Как и всегда, Суворову было поручено самое трудное и ответственное дело: он должен был охранять побережье Черного моря; под его начальство поступил тридцатитысячный корпус войска и Черноморский флот. Первое столкновение между воюющими произошло под Кинбурном, небольшой крепостью, лежавшей при Днепровским лимане, против сильной турецкой крепости Очакова. Битва была отчаянная. Турецкие суда высадили свои войска на берег и отплыли снова в море. Турецкий отряд, имея впереди неприятеля, а позади — море, принужден был сражаться с удвоенной храбростью; ему было два выхода: победить или умереть — отступать было некуда. Вначале, действительно, русские не устояли и дрогнули, но достаточно было Суворову крикнуть: „Ребята! за мной!“ чтобы ободрить колебавшихся. С каждой минутой битва разгоралась все сильнее и сильнее. Скоро обе стороны смешались в одну ужасную разъяренную толпу. Неприятельское ядро оторвало морду у лошади Суворова, а самого его осколком картечи ранило в бок. Он упал на землю и лишился чувств, но скоро пришел в себя и распорядился двинуть против неприятеля остаток своего отряда. В это время новая пуля прострелила ему левую руку. Истекая кровью и теряя сознание, герой все-таки продолжал руководить сражением и не оставлял поля битвы. Положение русских с каждой минутой становилось опасней. Наконец, из Херсона подоспело подкрепление. Эта помощь решила битву. Турки не выдержали и обратились в бегство, но путь им был отрезан, они столпились на берегу моря и здесь или гибли от неприятельских пуль, или в ужасе бросались в море, где и находили себе верную смерть. Только теперь Суворов решился отправиться в крепость, чтобы как следует перевязать свои раны. Победа эта имела большое влияние на дальнейший ход войны, ободрив русских и повергнув в уныние турок.
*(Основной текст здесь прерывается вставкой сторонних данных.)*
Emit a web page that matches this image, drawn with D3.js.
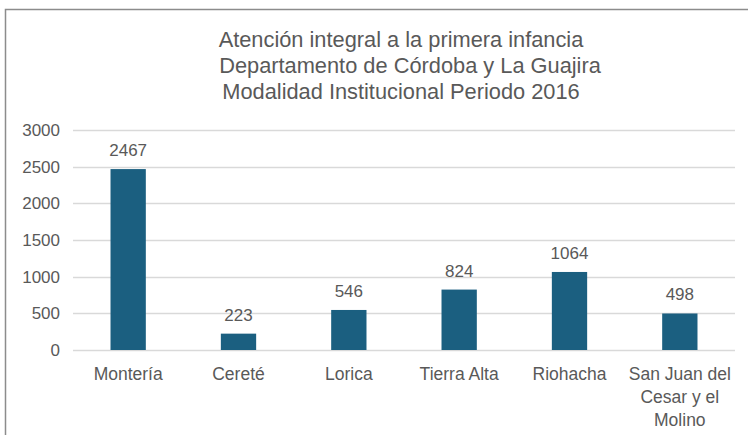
<!DOCTYPE html>
<html><head><meta charset="utf-8">
<script src="https://cdn.jsdelivr.net/npm/d3@7"></script>
<style>body{margin:0;background:#fff}svg{display:block}text{font-family:"Liberation Sans",Arial,sans-serif;fill:#595959}</style>
</head><body><svg id="c" width="748" height="435"></svg>
<script>
const titleLines = ["Atención integral a la primera infancia","Departamento de Córdoba y La Guajira","Modalidad Institucional Periodo 2016"];
const titleShift = [0,9,0];
const categories = [["Montería"],["Cereté"],["Lorica"],["Tierra Alta"],["Riohacha"],["San Juan del","Cesar y el","Molino"]];
const values = [2467,223,546,824,1064,498];
const yTicks = [0,500,1000,1500,2000,2500,3000];

const svg = d3.select("#c");
svg.append("rect").attr("x",5.5).attr("y",9.5).attr("width",760).attr("height",440)
  .attr("fill","#fff").attr("stroke","#8c8c8c").attr("stroke-width",1.5);

const m = {l:73, r:735, t:130, b:350};
const x = d3.scaleBand().domain(d3.range(values.length)).range([m.l,m.r]).paddingInner(0.68).paddingOuter(0.34);
const y = d3.scaleLinear().domain([0,3000]).range([m.b,m.t]);

svg.append("g").selectAll("line").data(yTicks).join("line")
  .attr("x1",m.l).attr("x2",m.r).attr("y1",d=>Math.round(y(d))+0.5).attr("y2",d=>Math.round(y(d))+0.5)
  .attr("stroke","#d9d9d9").attr("stroke-width",1.5);

svg.append("g").selectAll("text").data(yTicks).join("text")
  .attr("x",60).attr("y",d=>y(d)).attr("dy","0.35em").attr("text-anchor","end")
  .attr("font-size",17).text(d=>d);

svg.append("g").selectAll("rect").data(values).join("rect")
  .attr("x",(d,i)=>x(i)).attr("width",x.bandwidth())
  .attr("y",d=>y(d)).attr("height",d=>y(0)-y(d)).attr("fill","#1b5f80");

svg.append("g").selectAll("text").data(values).join("text")
  .attr("x",(d,i)=>x(i)+x.bandwidth()/2).attr("y",d=>y(d)-13)
  .attr("text-anchor","middle").attr("font-size",17).text(d=>d);

const cat = svg.append("g").selectAll("text").data(categories).join("text")
  .attr("x",(d,i)=>x(i)+x.bandwidth()/2).attr("y",380)
  .attr("text-anchor","middle").attr("font-size",17.5);
cat.selectAll("tspan").data(d=>d).join("tspan")
  .attr("x",function(){return this.parentNode.getAttribute("x");})
  .attr("dy",(d,i)=>i?23:0).text(d=>d);

svg.append("g").selectAll("text").data(titleLines).join("text")
  .attr("x",(d,i)=>401+titleShift[i]).attr("y",(d,i)=>47+i*26).attr("text-anchor","middle")
  .attr("font-size",21.8).text(d=>d);
</script></body></html>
Государыня наградила Суворова орденом Андрея Первозванного, собственноручным рескриптом благодарила его за подвиг и выразила глубокое соболезнование по поводу полученных им ран.
„Не нахожу слов благодарить тебя, сердечный друг! — писал Суворову Потемкин, — да восстановит Бог твое здоровье для общих трудов!“ Солдаты сочинили в честь кинбурнской победы особую песню:
Сам герой, делясь своей радостью с дочерью, писал ей в Смольный монастырь:
„У нас были драки сильнее, нежели вы деретесь за волосы. А уж как мы танцовали! В боку картечь, на руке от пули дырочка, да подо мною лошади мордочку оторвало! То-то была комедия: насилу через восемь часов с театра отпустили. Я только что воротился — проездил пятьсот верст верхом. А как у нас весело: на море поют лебеди, утки и кулики, на полях жаворонки, синички, лисички, а в воде стерляди да осетры — пропасть! Прости, мой друг Наташа!“
Целый месяц пролежал потом Суворов, лечась от ран.